Short exercise.
In the data below, locate each line with the word "matplotlib" and list it.

— START OF Data shown —

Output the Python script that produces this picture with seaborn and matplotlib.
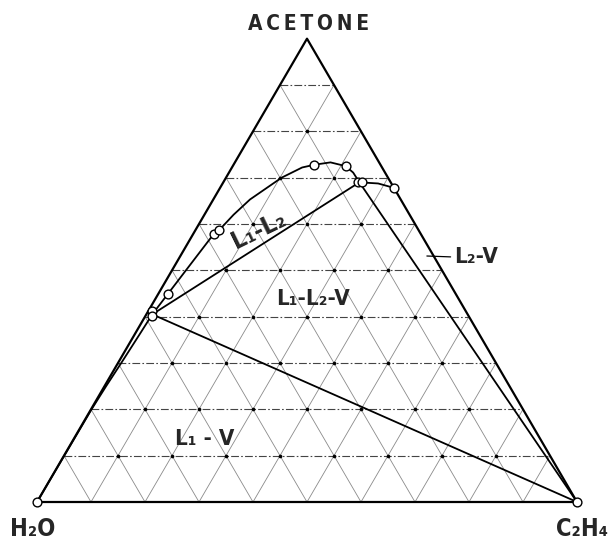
import numpy as np
import pandas as pd
import seaborn as sns
import matplotlib.pyplot as plt

sns.set_style("white")
plt.rcParams['font.family'] = ['DejaVu Sans']

# Ternary compositions as mole fractions (acetone, ethylene); water is the remainder.
# Water-rich liquid (L1) boundary running from the water corner up to the L1 corner.
l1_edge_acetone = [0.0, 0.10, 0.20, 0.25, 0.30, 0.36, 0.405]
l1_edge_c2h4 = [0.0, 0.0005, 0.001, 0.003, 0.006, 0.009, 0.011]

# L1-L2 binodal from the L1 corner over the top to the L2 corner.
binodal_acetone = [0.405, 0.450, 0.495, 0.578, 0.587, 0.620, 0.653, 0.700, 0.722, 0.728, 0.733, 0.725, 0.711, 0.690]
binodal_c2h4 = [0.011, 0.018, 0.025, 0.038, 0.044, 0.054, 0.068, 0.103, 0.130, 0.150, 0.177, 0.209, 0.230, 0.252]

# L2 branch from the L2 corner to the acetone-ethylene side.
l2_acetone = [0.690, 0.6875, 0.678]
l2_c2h4 = [0.252, 0.288, 0.322]

# Three-phase triangle L1 - L2 - V (V is essentially pure ethylene).
three_phase_acetone = [0.405, 0.690, 0.0, 0.405]
three_phase_c2h4 = [0.011, 0.252, 1.0, 0.011]

# Measured compositions (open circles).
pts_acetone = [0.0, 0.0, 0.412, 0.4015, 0.450, 0.578, 0.587, 0.728, 0.725, 0.690, 0.690, 0.678]
pts_c2h4 = [0.0, 1.0, 0.0075, 0.0127, 0.018, 0.038, 0.044, 0.1495, 0.209, 0.250, 0.257, 0.322]

H = np.sqrt(3) / 2


def to_xy(acetone, c2h4):
    a = np.asarray(acetone, dtype=float)
    c = np.asarray(c2h4, dtype=float)
    return c + a / 2, a * H


fig = plt.figure(figsize=(6.12, 5.49), dpi=100)
ax = fig.add_axes([0, 0, 1, 1])
ax.set_xlim(-37 / 540, (612 - 37) / 540)
ax.set_ylim(-(549 - 502) / 535, 502 / 535)
ax.set_axis_off()

# 10 % composition grid
steps = np.arange(1, 10) / 10
for f in steps:
    # constant acetone (horizontal, dash-dot)
    x, y = to_xy([f, f], [0, 1 - f])
    ax.plot(x, y, color='#444444', lw=0.8, ls=(0, (7, 2, 1.5, 2)), zorder=1)
    # constant ethylene
    x, y = to_xy([0, 1 - f], [f, f])
    ax.plot(x, y, color='#8a8a8a', lw=0.6, zorder=1)
    # constant water
    x, y = to_xy([0, 1 - f], [1 - f, 0])
    ax.plot(x, y, color='#8a8a8a', lw=0.6, zorder=1)

grid = pd.DataFrame([(i / 10, j / 10) for i in range(1, 10) for j in range(1, 10) if i + j < 10],
                    columns=['acetone', 'c2h4'])
gx, gy = to_xy(grid['acetone'], grid['c2h4'])
sns.scatterplot(x=gx, y=gy, ax=ax, s=7, color='black', linewidth=0, zorder=2, legend=False)

# Triangle outline
tx, ty = to_xy([0, 0, 1, 0], [0, 1, 0, 0])
sns.lineplot(x=tx, y=ty, ax=ax, sort=False, estimator=None, color='black', lw=1.6, zorder=3)


def curve(acetone, c2h4, lw):
    x, y = to_xy(acetone, c2h4)
    sns.lineplot(x=x, y=y, ax=ax, sort=False, estimator=None, color='black', lw=lw, zorder=4)


curve(l1_edge_acetone, l1_edge_c2h4, 1.3)
curve(binodal_acetone, binodal_c2h4, 1.3)
curve(l2_acetone, l2_c2h4, 1.3)
curve(three_phase_acetone, three_phase_c2h4, 1.3)

px, py = to_xy(pts_acetone, pts_c2h4)
sns.scatterplot(x=px, y=py, ax=ax, s=40, facecolor='white', edgecolor='black',
                linewidth=1.0, zorder=5, legend=False)

# Labels
lab = dict(fontweight='bold', fontstretch='condensed')
ax.text(0.502, 0.882, "A\u2009C\u2009E\u2009T\u2009O\u2009N\u2009E", ha='center', va='baseline',
        fontsize=15, **lab)
ax.text(-0.0074, -0.0636, "H\u2082O", ha='center', va='baseline', fontsize=17, **lab)
ax.text(1.010, -0.0636, "C\u2082H\u2084", ha='center', va='baseline', fontsize=17, **lab)

ax.text(0.410, 0.508, "L\u2081-L\u2082", ha='center', va='center', fontsize=18,
        rotation=26, rotation_mode='anchor', **lab)
ax.text(0.511, 0.368, "L\u2081-L\u2082-V", ha='center', va='baseline', fontsize=16, **lab)
ax.text(0.311, 0.1065, "L\u2081 - V", ha='center', va='baseline', fontsize=16, **lab)
ax.annotate("L\u2082-V", xy=(0.722, 0.4598), xytext=(0.772, 0.4467),
            ha='left', va='baseline', fontsize=16,
            arrowprops=dict(arrowstyle='-', lw=0.9, color='black',
                            shrinkA=0, shrinkB=0, relpos=(0, 0.5)), **lab)

fig.savefig("out.png", dpi=100)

— END OF Data shown —

Result.
Output the Python script that produces this picture with seaborn and matplotlib.
import matplotlib.pyplot as plt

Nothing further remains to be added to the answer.